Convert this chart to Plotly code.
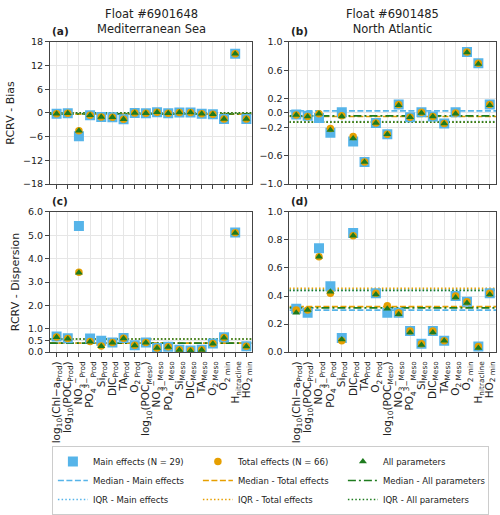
import plotly.graph_objects as go

# ---------------- data ----------------
labels = [
    "log<sub>10</sub>(Chl−a<sub>Prod</sub>)",
    "log<sub>10</sub>(POC<sub>Prod</sub>)",
    "NO<sub>3</sub><sup>−</sup><sub>Prod</sub>",
    "PO<sub>4</sub><sup>3−</sup><sub>Prod</sub>",
    "Si<sub>Prod</sub>",
    "DIC<sub>Prod</sub>",
    "TA<sub>Prod</sub>",
    "O<sub>2 Prod</sub>",
    "log<sub>10</sub>(POC<sub>Meso</sub>)",
    "NO<sub>3</sub><sup>−</sup><sub>Meso</sub>",
    "PO<sub>4</sub><sup>3−</sup><sub>Meso</sub>",
    "Si<sub>Meso</sub>",
    "DIC<sub>Meso</sub>",
    "TA<sub>Meso</sub>",
    "O<sub>2 Meso</sub>",
    "O<sub>2 min</sub>",
    "H<sub>nitracline</sub>",
    "HO<sub>2 min</sub>",
]

# (a) Mediterranean - bias
a_main  = [-0.2, -0.1, -5.9, -0.6, -1.0, -1.1, -1.6, 0.0, -0.1, 0.2, -0.1, 0.1, 0.1, -0.2, -0.3, -1.5, 15.0, -1.5]
a_total = [-0.2, -0.1, -4.5, -0.6, -1.0, -1.1, -1.6, 0.0, -0.1, 0.2, -0.1, 0.1, 0.1, -0.2, -0.3, -1.5, 15.0, -1.5]
a_all   = [-0.2, -0.1, -4.5, -0.6, -1.0, -1.1, -1.6, 0.0, -0.1, 0.2, -0.1, 0.1, 0.1, -0.2, -0.3, -1.5, 15.0, -1.5]
a_median = [-0.2, -0.3, -0.25]
a_iqr    = [-0.05, 0.0, 0.0]

# (b) North Atlantic - bias
b_main  = [-0.02, -0.04, -0.07, -0.28, 0.01, -0.40, -0.69, -0.14, -0.30, 0.12, -0.06, 0.01, -0.05, -0.15, 0.01, 0.86, 0.70, 0.12]
b_total = [-0.03, -0.05, -0.01, -0.22, -0.04, -0.33, -0.69, -0.14, -0.30, 0.12, -0.06, 0.01, -0.05, -0.15, 0.00, 0.86, 0.70, 0.12]
b_all   = [-0.03, -0.05, -0.01, -0.24, -0.05, -0.36, -0.69, -0.14, -0.30, 0.11, -0.06, 0.00, -0.05, -0.15, -0.01, 0.85, 0.69, 0.11]
b_median = [0.03, -0.05, -0.04]
b_iqr    = [-0.12, -0.13, -0.13]

# (c) Mediterranean - dispersion
c_main  = [0.67, 0.59, 5.40, 0.58, 0.48, 0.41, 0.60, 0.29, 0.41, 0.18, 0.23, 0.10, 0.07, 0.10, 0.37, 0.64, 5.12, 0.25]
c_total = [0.65, 0.58, 3.42, 0.45, 0.26, 0.41, 0.59, 0.29, 0.41, 0.18, 0.23, 0.10, 0.07, 0.10, 0.37, 0.62, 5.11, 0.25]
c_all   = [0.63, 0.57, 3.40, 0.44, 0.25, 0.40, 0.58, 0.28, 0.40, 0.17, 0.22, 0.09, 0.06, 0.09, 0.36, 0.61, 5.10, 0.24]
c_median = [0.38, 0.38, 0.38]
c_iqr    = [0.56, 0.56, 0.56]

# (d) North Atlantic - dispersion (TA_Prod not shown in the reference)
d_main  = [0.31, 0.28, 0.74, 0.47, 0.10, 0.85, None, 0.42, 0.28, 0.28, 0.15, 0.06, 0.15, 0.08, 0.40, 0.36, 0.04, 0.42]
d_total = [0.30, 0.30, 0.68, 0.42, 0.08, 0.83, None, 0.42, 0.33, 0.28, 0.15, 0.06, 0.15, 0.08, 0.40, 0.36, 0.04, 0.42]
d_all   = [0.28, 0.30, 0.68, 0.43, 0.09, 0.83, None, 0.41, 0.31, 0.27, 0.14, 0.05, 0.14, 0.08, 0.39, 0.35, 0.03, 0.41]
d_median = [0.30, 0.325, 0.315]
d_iqr    = [0.44, 0.455, 0.44]

series_names = ["Main effects (N = 29)", "Total effects (N = 66)", "All parameters"]
median_names = ["Median - Main effects", "Median - Total effects", "Median - All parameters"]
iqr_names = ["IQR - Main effects", "IQR - Total effects", "IQR - All parameters"]

# ---------------- style ----------------
FONT = "DejaVu Sans"
C_BLUE, C_ORANGE, C_GREEN = "#56B4E9", "#E69F00", "#1E7B1E"
colors = [C_BLUE, C_ORANGE, C_GREEN]
symbols = ["square", "circle", "triangle-up"]
msizes = [10, 7.5, 7]
median_dash = ["6px,2.5px", "6px,2.5px", "8px,3px,2px,3px"]
iqr_dash = "1.5px,2.2px"
XR = [-0.6, 17.55]
W, H = 500, 515

panels = [
    dict(ax="", vals=[a_main, a_total, a_all], med=a_median, iqr=a_iqr,
         yr=[-18, 18], yt=[-18, -12, -6, 0, 6, 12, 18], fmt="d"),
    dict(ax="2", vals=[b_main, b_total, b_all], med=b_median, iqr=b_iqr,
         yr=[-1, 1], yt=[-1.0, -0.6, -0.2, 0.0, 0.2, 0.6, 1.0], fmt=".1f"),
    dict(ax="3", vals=[c_main, c_total, c_all], med=c_median, iqr=c_iqr,
         yr=[0, 6], yt=[0.0, 0.5, 1.0, 2.0, 3.0, 4.0, 5.0, 6.0], fmt=".1f"),
    dict(ax="4", vals=[d_main, d_total, d_all], med=d_median, iqr=d_iqr,
         yr=[0, 1], yt=[0.0, 0.2, 0.4, 0.6, 0.8, 1.0], fmt=".1f"),
]

fig = go.Figure()
xs = list(range(len(labels)))

for pi, p in enumerate(panels):
    xa, ya = "x" + p["ax"], "y" + p["ax"]
    first = pi == 0
    for k in range(3):
        fig.add_trace(go.Scatter(
            x=XR, y=[p["med"][k]] * 2, mode="lines", xaxis=xa, yaxis=ya,
            line=dict(color=colors[k], width=1.7, dash=median_dash[k]),
            name=median_names[k], legendgroup=median_names[k],
            showlegend=first, legendrank=4 + k, hoverinfo="skip"))
    for k in range(3):
        fig.add_trace(go.Scatter(
            x=XR, y=[p["iqr"][k]] * 2, mode="lines", xaxis=xa, yaxis=ya,
            line=dict(color=colors[k], width=1.7, dash=iqr_dash),
            name=iqr_names[k], legendgroup=iqr_names[k],
            showlegend=first, legendrank=7 + k, hoverinfo="skip"))
    for k in range(3):
        fig.add_trace(go.Scatter(
            x=xs, y=p["vals"][k], mode="markers", xaxis=xa, yaxis=ya,
            marker=dict(symbol=symbols[k], size=msizes[k], color=colors[k],
                        line=dict(width=0)),
            name=series_names[k], legendgroup=series_names[k],
            showlegend=first, legendrank=1 + k))

xdom_left = [50 / W, 253 / W]
xdom_right = [290 / W, 497 / W]
ydom_top = [1 - 186.7 / H, 1 - 37.7 / H]
ydom_bot = [1 - 363 / H, 1 - 216 / H]
doms = [(xdom_left, ydom_top), (xdom_right, ydom_top),
        (xdom_left, ydom_bot), (xdom_right, ydom_bot)]

axis_common = dict(showline=True, mirror=True, linecolor="#444", linewidth=1,
                   showgrid=True, gridcolor="#E6E6E6", gridwidth=1,
                   ticks="outside", ticklen=4, tickcolor="#444", zeroline=False,
                   tickfont=dict(family=FONT, size=9.5, color="#222"))

layout = {}
for pi, p in enumerate(panels):
    xd, yd = doms[pi]
    bottom = pi >= 2
    xax = dict(axis_common, domain=xd, range=XR, anchor="y" + p["ax"],
               tickmode="array", tickvals=xs, tickangle=-90,
               showticklabels=bottom)
    if bottom:
        xax["ticktext"] = labels
        xax["tickfont"] = dict(family=FONT, size=10.5, color="#222")
    layout["xaxis" + p["ax"]] = xax
    ytitle = {0: "RCRV - Bias", 2: "RCRV - Dispersion"}.get(pi)
    yax = dict(axis_common, domain=yd, range=p["yr"], anchor="x" + p["ax"],
               tickmode="array", tickvals=p["yt"], tickformat=p["fmt"])
    if ytitle:
        yax["title"] = dict(text=ytitle, font=dict(family=FONT, size=11, color="#222"),
                            standoff=6)
    layout["yaxis" + p["ax"]] = yax

annotations = []
for pi, lab in enumerate(["(a)", "(b)", "(c)", "(d)"]):
    xd, yd = doms[pi]
    annotations.append(dict(text="<b>" + lab + "</b>", x=xd[0], y=yd[1], xref="paper",
                            yref="paper", xanchor="left", yanchor="bottom", yshift=3,
                            showarrow=False, font=dict(family=FONT, size=10.5, color="#222")))
titles = ["Float #6901648<br>Mediterranean Sea", "Float #6901485<br>North Atlantic"]
for i, t in enumerate(titles):
    xd = doms[i][0]
    annotations.append(dict(text=t, x=(xd[0] + xd[1]) / 2, y=1 - 16 / H, xref="paper",
                            yref="paper", xanchor="center", yanchor="middle",
                            showarrow=False, font=dict(family=FONT, size=11.5, color="#222")))

fig.update_layout(
    width=W, height=H,
    margin=dict(l=0, r=0, t=0, b=0),
    paper_bgcolor="white", plot_bgcolor="white",
    font=dict(family=FONT, color="#222"),
    annotations=annotations,
    legend=dict(orientation="h", x=52 / W, y=1 - 462 / H, xanchor="left", yanchor="top",
                entrywidth=100, entrywidthmode="pixels", itemwidth=30,
                font=dict(family=FONT, size=8.5), bordercolor="#CCCCCC", borderwidth=1,
                bgcolor="white", tracegroupgap=0, traceorder="normal"),
    **layout,
)

fig.write_html("out.html")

▬▬▬▬▬▬▬▬▬▬

- _Instruction_
Please reproduce the listing exactly from its opening line through the line that contains "import plotly.graph_objects as go", both included, with all pictures omitted.

- _Full output_
Convert this chart to Plotly code.
import plotly.graph_objects as go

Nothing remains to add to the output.